Building Sounds That Work in Context
Because many of these sounds are never meant to exist on their own, context played a critical role throughout the design process.
We spent extensive time watching large-scale disaster and weather footage, not to copy what was heard, but to understand how sound behaves alongside picture.
“It’s always helpful to have the picture when you design a sound,” Michael explains. “Sometimes when you hear sounds isolated, without music or dialogue, they don’t sound that impressive. But together with picture, music, and voice, everything comes together.”
Designed sounds were repeatedly compared against picture to ensure they translated convincingly on screen.
“I had all these reference videos open,” Michael says. “Not because the sound in them was good, often it wasn’t, but because you can see how things move, how long events take, how energy builds and collapses.”
This approach helped ensure ARMAGEDDON sounds work whether they are used as distant forces shaping a scene or layered into more detailed moments.




A Different Approach to the Construction Kit
ARMAGEDDON also marks a shift in how we approached the construction kit.
“In the past, we recorded very raw material and did a lot of the design later,” Michael explains. “This time, almost everything in the construction kit is already predesigned.”
That doesn’t mean the sounds are fixed or inflexible, but they are much closer to finished than usual.
“A lot of the sounds are pre-pitched, layered, processed, and then layered again,” he says. “You build blocks. You want the high-frequency detail of the original recording, but you also want the size, so you pitch, filter, and layer until it feels right.”
The result is material that can be combined quickly, while still giving sound designers control over scale and texture.
“It’s less about starting from nothing,” Michael adds, “and more about combining and shaping sounds that already carry weight.”
Aggression, Density, and Exaggeration by Design
While many ARMAGEDDON sounds are designed to feel vast and distant, others are deliberately aggressive.
“Some of the sounds are explosive,” Michael says plainly. “They are explosions.”
Compression, distortion, and density are intentional creative choices throughout the library.
“You can’t always be polite with sounds like this,” he explains. “If you want something to hold up in modern mixes, sometimes it has to be over the top.”
That approach reflects the balance we aim for across our libraries.
“You always start with something real,” Michael says, “but reality isn’t always big enough.”




A Library Built for Professionals
ARMAGEDDON was created with professional workflows firmly in mind. The sounds are designed to survive dense mixes, heavy music, and demanding cinematic contexts without falling apart.
“This is not about making sounds that are interesting on their own,” Michael says. “They have to work in the real world.”
For sound designers working in film, television, games, and trailers, ARMAGEDDON explores territory we had not fully committed to before.
“It’s about events,” Michael concludes. “Not small moments. Not details. Big systems breaking down.”

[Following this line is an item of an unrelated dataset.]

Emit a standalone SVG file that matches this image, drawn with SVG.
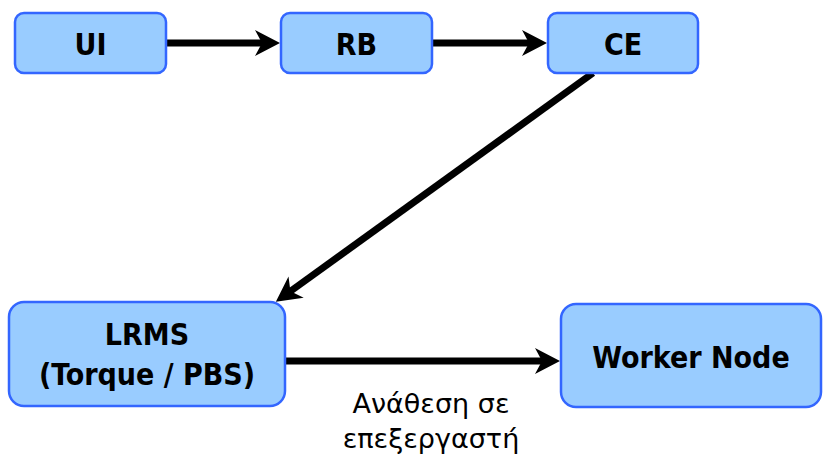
<svg xmlns="http://www.w3.org/2000/svg" width="823" height="460" viewBox="0 0 823 460">
  <defs>
    <style>
      .box { fill: #99CCFF; stroke: #3366FF; stroke-width: 2.5; }
      .lbl { font-family: "DejaVu Sans Condensed", "DejaVu Sans", sans-serif; font-stretch: condensed; font-weight: bold; font-size: 30px; fill: #000; text-anchor: middle; }
      .edge { stroke: #000; stroke-width: 7; fill: none; }
      .elbl { font-family: "DejaVu Sans", sans-serif; font-size: 27px; fill: #000; text-anchor: middle; }
    </style>
    <marker id="arr" markerUnits="userSpaceOnUse" markerWidth="40" markerHeight="40" viewBox="-20 -20 40 40" refX="0" refY="0" orient="auto">
      <path d="M15,0 L-10,-13 L-3,0 L-10,13 Z" fill="#000"/>
    </marker>
  </defs>
  <rect width="823" height="460" fill="#fff"/>
  <g id="connectors">
    <line class="edge" x1="166" y1="43" x2="265" y2="43" marker-end="url(#arr)"/>
    <line class="edge" x1="432" y1="43" x2="532" y2="43" marker-end="url(#arr)"/>
    <line class="edge" x1="593" y1="73" x2="288" y2="293" marker-end="url(#arr)"/>
    <line class="edge" x1="285" y1="361" x2="545" y2="361" marker-end="url(#arr)"/>
    <text class="elbl" x="431" y="413">Ανάθεση σε</text>
    <text class="elbl" x="431" y="448">επεξεργαστή</text>
  </g>
  <g id="node-ui">
    <rect class="box" x="15" y="13" width="151" height="60" rx="9"/>
    <text class="lbl" x="90.5" y="55">UI</text>
  </g>
  <g id="node-rb">
    <rect class="box" x="281" y="13" width="151" height="60" rx="9"/>
    <text class="lbl" x="356.5" y="55">RB</text>
  </g>
  <g id="node-ce">
    <rect class="box" x="548" y="13" width="150" height="60" rx="9"/>
    <text class="lbl" x="623" y="55">CE</text>
  </g>
  <g id="node-lrms">
    <rect class="box" x="9" y="302" width="276" height="104" rx="15"/>
    <text class="lbl" x="147" y="345">LRMS</text>
    <text class="lbl" x="147" y="385">(Torque / PBS)</text>
  </g>
  <g id="node-worker">
    <rect class="box" x="561" y="304" width="260" height="103" rx="15"/>
    <text class="lbl" x="691" y="368">Worker Node</text>
  </g>
</svg>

Sound for the Unrecordable
ARMAGEDDON exists because some sounds cannot be captured, only designed.
By embracing that limitation rather than fighting it, we created a library focused on natural disaster at extreme scale, built on experience, judgement, and a deep understanding of how sound works on screen.
ARMAGEDDON is not a collection of polite effects. It is a toolkit for representing forces that overwhelm everything around them.
And sometimes, that is exactly what the story needs.